**DIRECTIONS FOR THIS TASK**
Write out again, word for word, the lines below from the line that holds "Convert this chart to matplotlib code." through the line that holds "from matplotlib.ticker import MultipleLocator", omitting pictures.

**DATA TO USE**
-- START --

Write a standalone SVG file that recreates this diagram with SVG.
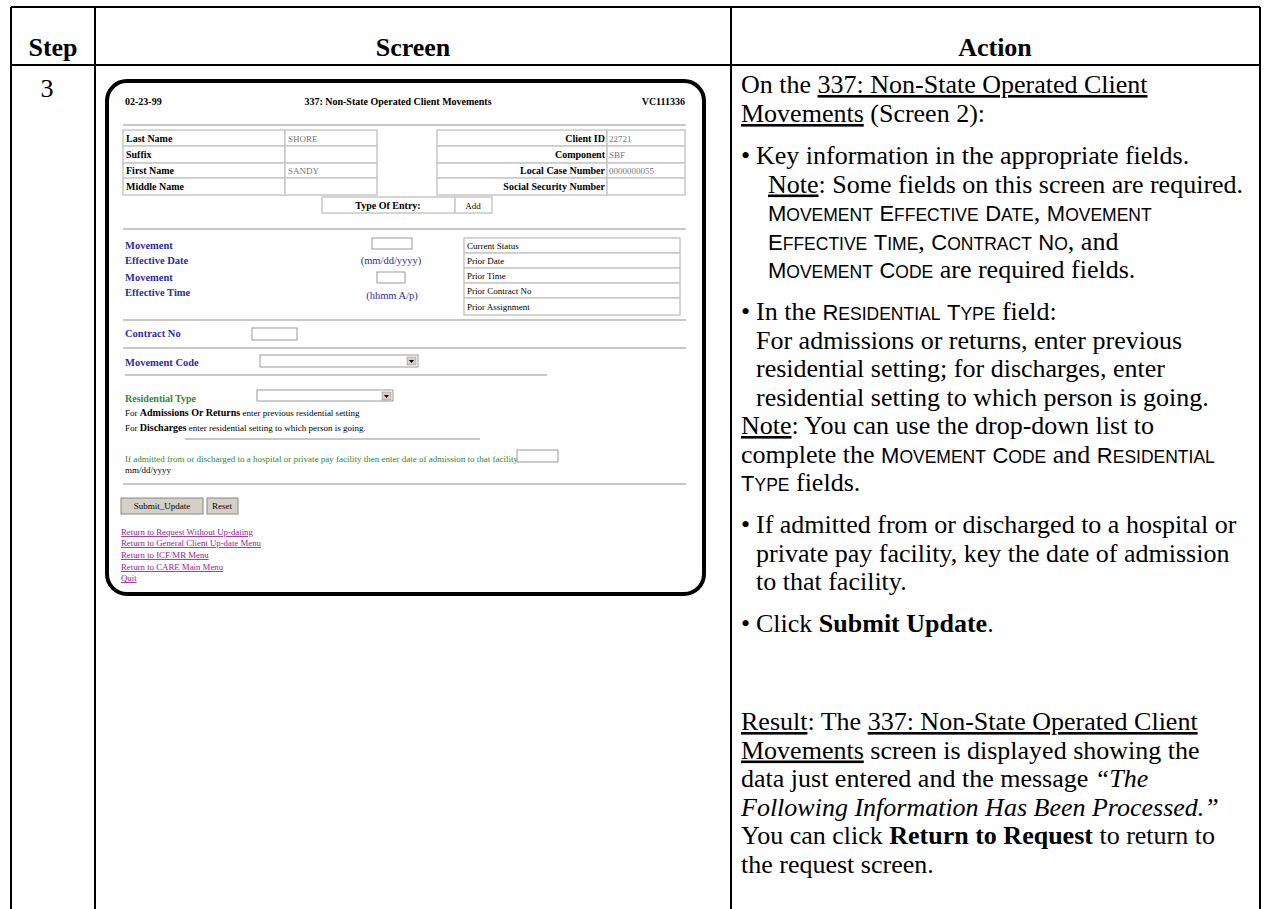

-- END --
-- START --

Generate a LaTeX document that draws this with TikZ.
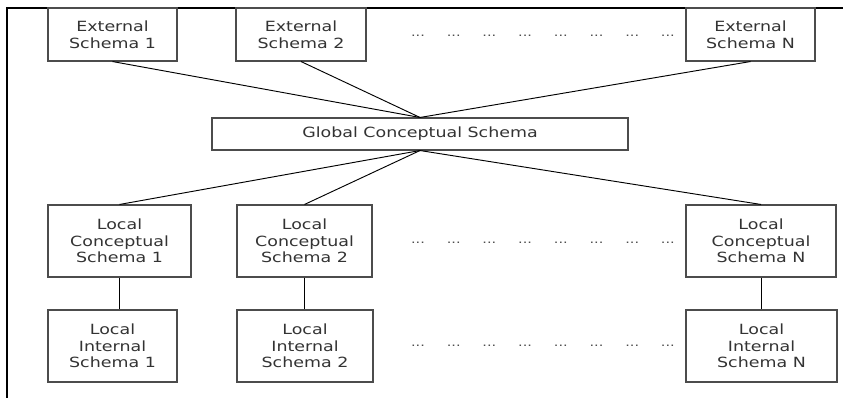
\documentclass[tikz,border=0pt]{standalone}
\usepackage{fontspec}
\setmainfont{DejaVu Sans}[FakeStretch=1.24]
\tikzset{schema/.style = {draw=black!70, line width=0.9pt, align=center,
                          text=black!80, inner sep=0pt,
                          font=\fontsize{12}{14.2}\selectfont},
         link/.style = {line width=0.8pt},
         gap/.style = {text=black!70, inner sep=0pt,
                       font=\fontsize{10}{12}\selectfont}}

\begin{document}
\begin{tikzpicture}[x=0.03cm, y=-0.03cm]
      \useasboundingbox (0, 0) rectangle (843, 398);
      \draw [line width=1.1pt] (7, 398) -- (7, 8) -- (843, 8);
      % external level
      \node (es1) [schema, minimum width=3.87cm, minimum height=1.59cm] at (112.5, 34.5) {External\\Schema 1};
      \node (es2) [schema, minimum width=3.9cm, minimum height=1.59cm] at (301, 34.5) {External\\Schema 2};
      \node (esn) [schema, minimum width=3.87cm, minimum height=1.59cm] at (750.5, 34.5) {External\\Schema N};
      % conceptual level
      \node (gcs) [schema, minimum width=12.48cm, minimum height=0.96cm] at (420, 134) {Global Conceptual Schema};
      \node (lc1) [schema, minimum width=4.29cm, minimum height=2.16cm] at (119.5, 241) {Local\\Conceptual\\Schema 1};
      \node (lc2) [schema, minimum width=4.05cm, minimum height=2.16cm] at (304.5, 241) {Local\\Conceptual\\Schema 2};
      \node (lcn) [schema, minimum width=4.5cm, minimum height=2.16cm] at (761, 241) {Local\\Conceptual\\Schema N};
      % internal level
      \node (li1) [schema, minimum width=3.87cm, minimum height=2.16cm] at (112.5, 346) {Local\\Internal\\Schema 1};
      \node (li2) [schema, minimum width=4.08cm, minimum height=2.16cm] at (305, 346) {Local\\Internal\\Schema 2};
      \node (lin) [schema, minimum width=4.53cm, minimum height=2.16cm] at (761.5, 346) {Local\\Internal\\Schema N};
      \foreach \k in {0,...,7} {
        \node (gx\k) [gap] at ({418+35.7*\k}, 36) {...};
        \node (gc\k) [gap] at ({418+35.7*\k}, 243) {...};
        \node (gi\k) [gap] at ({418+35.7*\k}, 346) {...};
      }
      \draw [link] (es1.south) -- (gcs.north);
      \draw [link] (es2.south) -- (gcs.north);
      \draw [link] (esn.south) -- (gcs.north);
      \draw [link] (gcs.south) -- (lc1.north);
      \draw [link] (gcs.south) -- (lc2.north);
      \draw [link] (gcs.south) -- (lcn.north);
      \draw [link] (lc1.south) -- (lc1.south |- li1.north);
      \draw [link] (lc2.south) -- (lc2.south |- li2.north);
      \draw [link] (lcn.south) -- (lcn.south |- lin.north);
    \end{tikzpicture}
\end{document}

-- END --
-- START --

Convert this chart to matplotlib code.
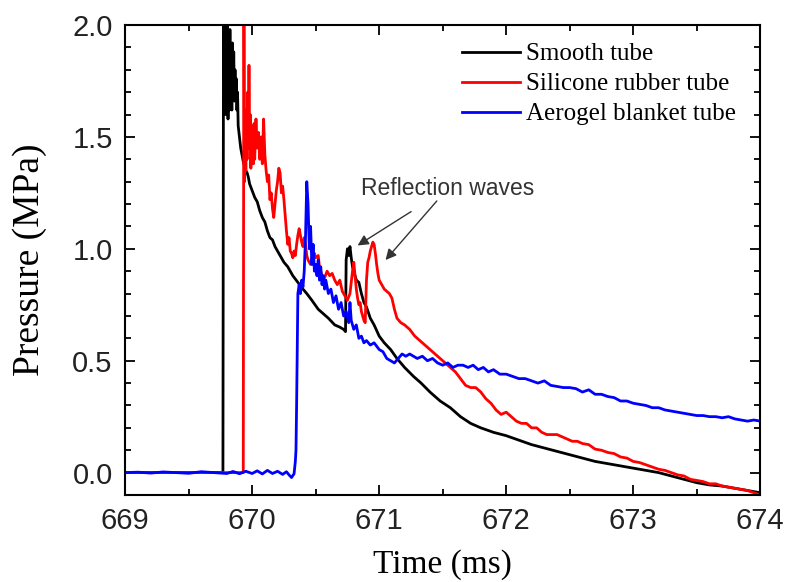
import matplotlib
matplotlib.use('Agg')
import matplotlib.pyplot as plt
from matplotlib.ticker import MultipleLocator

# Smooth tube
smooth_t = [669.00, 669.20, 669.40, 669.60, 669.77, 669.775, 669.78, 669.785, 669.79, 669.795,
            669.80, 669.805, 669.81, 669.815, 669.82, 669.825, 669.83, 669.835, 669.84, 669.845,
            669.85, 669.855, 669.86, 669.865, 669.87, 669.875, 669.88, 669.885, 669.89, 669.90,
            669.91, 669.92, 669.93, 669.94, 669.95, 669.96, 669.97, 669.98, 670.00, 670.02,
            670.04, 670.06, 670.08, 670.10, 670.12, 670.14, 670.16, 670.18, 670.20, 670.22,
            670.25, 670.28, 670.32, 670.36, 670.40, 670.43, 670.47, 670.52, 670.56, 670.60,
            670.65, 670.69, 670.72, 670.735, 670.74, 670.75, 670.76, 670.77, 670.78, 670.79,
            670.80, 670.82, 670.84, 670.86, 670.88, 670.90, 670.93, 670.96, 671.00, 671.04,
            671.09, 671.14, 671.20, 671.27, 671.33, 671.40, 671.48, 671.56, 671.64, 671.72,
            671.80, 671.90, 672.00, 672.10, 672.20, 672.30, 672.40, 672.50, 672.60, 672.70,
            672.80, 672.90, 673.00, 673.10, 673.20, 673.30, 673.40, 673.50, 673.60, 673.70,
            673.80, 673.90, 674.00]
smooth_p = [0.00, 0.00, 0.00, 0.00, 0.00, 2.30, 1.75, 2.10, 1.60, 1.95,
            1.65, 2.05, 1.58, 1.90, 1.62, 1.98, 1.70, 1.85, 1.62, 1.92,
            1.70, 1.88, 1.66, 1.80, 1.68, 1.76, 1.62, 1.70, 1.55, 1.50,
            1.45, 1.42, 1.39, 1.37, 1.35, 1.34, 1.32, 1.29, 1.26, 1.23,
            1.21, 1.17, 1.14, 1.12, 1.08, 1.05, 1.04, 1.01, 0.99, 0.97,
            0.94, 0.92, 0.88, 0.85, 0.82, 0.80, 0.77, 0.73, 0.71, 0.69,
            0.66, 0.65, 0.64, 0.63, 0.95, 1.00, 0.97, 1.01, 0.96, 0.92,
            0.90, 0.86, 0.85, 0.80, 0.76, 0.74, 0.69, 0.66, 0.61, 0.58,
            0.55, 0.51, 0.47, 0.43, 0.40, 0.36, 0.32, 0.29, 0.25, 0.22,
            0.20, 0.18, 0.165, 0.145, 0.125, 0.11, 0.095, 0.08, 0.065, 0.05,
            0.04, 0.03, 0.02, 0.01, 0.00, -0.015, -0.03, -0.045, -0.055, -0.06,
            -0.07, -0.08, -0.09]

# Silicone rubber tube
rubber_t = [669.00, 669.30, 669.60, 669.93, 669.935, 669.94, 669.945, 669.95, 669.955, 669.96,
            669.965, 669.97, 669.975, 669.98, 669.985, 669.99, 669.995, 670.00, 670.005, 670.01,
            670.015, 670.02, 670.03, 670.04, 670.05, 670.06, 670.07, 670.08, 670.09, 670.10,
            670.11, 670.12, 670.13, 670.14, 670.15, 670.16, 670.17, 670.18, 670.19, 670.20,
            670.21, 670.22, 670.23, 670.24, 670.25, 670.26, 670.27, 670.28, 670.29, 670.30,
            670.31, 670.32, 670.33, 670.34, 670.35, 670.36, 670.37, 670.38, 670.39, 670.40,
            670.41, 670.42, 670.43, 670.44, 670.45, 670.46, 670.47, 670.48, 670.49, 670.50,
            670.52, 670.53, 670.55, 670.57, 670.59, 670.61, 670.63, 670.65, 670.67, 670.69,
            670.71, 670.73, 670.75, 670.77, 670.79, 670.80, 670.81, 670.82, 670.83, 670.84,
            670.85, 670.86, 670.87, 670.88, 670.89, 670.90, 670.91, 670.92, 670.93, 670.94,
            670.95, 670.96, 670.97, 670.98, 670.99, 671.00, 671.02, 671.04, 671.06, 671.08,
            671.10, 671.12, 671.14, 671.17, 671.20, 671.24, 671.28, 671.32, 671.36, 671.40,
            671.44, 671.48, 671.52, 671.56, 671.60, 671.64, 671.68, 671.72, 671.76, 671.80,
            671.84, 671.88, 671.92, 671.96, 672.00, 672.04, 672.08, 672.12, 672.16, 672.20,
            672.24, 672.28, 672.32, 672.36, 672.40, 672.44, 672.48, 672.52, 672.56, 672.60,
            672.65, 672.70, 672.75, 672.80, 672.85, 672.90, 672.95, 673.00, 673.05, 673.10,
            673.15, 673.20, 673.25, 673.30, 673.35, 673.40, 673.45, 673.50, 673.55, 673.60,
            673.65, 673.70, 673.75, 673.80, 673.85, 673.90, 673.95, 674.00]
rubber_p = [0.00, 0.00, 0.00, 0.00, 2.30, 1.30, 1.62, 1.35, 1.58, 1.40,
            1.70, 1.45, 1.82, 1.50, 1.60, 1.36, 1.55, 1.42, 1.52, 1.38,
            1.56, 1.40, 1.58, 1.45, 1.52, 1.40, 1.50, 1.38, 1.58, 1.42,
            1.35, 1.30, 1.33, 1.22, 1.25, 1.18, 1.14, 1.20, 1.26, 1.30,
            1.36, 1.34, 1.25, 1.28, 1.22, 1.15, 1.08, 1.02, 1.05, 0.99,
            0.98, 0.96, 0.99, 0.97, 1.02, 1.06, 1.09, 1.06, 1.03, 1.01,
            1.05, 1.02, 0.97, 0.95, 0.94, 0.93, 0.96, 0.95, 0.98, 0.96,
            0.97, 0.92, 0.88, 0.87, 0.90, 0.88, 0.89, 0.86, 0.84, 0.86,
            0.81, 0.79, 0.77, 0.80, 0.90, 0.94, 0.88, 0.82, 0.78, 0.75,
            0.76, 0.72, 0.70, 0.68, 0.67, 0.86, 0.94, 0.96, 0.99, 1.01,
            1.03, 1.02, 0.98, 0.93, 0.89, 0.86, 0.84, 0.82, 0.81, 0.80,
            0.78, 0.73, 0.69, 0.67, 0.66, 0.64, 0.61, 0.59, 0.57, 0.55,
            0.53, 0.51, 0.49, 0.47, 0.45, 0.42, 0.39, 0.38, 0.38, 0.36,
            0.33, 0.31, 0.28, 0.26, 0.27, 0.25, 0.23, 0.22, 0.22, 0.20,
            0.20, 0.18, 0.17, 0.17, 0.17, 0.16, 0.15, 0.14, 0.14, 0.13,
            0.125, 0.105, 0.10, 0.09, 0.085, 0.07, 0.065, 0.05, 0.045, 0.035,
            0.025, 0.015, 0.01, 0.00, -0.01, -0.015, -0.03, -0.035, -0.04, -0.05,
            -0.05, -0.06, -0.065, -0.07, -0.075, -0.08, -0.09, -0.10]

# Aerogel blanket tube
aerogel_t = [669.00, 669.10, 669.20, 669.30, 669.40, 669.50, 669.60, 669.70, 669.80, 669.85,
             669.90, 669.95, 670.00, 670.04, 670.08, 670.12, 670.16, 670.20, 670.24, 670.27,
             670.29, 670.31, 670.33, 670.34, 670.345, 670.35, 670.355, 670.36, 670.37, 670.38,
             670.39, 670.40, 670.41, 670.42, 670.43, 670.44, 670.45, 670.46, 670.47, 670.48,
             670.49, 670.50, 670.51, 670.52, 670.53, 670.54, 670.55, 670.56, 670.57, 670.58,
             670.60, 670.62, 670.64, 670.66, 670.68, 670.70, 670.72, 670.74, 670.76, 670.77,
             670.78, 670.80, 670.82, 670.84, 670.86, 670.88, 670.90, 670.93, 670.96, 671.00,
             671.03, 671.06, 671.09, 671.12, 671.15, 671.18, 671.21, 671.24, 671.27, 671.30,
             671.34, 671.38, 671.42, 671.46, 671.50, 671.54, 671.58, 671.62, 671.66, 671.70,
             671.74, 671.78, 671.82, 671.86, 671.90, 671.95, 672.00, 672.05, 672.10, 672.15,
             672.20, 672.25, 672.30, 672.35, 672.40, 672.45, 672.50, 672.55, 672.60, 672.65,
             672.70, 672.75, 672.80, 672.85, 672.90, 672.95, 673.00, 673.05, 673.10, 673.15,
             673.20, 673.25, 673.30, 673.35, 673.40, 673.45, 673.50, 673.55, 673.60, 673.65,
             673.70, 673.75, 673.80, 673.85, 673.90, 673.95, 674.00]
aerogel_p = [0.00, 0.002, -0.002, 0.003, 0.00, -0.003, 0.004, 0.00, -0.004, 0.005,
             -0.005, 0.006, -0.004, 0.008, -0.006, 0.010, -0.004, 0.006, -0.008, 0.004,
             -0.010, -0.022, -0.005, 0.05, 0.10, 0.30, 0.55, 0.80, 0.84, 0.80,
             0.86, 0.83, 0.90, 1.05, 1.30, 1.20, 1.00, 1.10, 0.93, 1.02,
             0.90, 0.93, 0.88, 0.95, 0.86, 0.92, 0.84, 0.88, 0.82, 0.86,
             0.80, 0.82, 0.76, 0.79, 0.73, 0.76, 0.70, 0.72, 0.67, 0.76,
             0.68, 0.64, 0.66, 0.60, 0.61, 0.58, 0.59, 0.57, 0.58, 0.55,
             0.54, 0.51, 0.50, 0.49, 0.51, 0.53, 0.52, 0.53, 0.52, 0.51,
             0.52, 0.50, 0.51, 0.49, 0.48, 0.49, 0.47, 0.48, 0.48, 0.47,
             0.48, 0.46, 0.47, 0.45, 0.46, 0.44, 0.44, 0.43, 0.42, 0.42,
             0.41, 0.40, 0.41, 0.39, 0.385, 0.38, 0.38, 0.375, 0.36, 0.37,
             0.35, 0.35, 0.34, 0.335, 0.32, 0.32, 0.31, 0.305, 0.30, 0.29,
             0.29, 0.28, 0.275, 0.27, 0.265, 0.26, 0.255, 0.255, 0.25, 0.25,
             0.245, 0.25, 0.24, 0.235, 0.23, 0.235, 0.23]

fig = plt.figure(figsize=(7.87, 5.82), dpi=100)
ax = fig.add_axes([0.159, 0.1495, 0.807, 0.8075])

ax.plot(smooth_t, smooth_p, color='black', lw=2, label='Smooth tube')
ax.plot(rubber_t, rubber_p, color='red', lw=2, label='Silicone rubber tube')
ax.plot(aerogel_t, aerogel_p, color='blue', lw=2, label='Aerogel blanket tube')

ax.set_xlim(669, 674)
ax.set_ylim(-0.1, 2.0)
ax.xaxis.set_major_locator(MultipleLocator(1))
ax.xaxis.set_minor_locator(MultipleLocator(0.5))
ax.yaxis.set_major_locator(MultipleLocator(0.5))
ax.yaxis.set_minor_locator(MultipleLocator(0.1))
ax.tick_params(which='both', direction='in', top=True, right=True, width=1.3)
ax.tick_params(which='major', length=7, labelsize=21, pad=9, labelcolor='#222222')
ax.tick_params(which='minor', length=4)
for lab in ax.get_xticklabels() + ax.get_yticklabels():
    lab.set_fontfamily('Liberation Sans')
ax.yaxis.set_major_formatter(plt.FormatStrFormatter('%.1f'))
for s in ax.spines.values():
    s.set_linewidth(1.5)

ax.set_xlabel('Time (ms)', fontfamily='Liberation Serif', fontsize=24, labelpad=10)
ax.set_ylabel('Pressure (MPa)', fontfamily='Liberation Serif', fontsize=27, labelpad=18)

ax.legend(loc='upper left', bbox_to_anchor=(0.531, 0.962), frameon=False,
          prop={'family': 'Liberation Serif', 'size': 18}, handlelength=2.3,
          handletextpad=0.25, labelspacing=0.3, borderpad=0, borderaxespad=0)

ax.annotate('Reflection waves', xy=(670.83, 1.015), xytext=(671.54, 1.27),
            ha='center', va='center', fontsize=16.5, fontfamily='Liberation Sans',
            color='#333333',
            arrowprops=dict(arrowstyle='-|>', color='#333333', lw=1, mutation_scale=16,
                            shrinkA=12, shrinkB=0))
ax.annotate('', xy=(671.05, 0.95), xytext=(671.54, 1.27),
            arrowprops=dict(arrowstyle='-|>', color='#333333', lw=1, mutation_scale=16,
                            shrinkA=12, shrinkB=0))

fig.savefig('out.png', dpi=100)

-- END --

**OUTPUT FOR THIS TASK**
Convert this chart to matplotlib code.
import matplotlib
matplotlib.use('Agg')
import matplotlib.pyplot as plt
from matplotlib.ticker import MultipleLocator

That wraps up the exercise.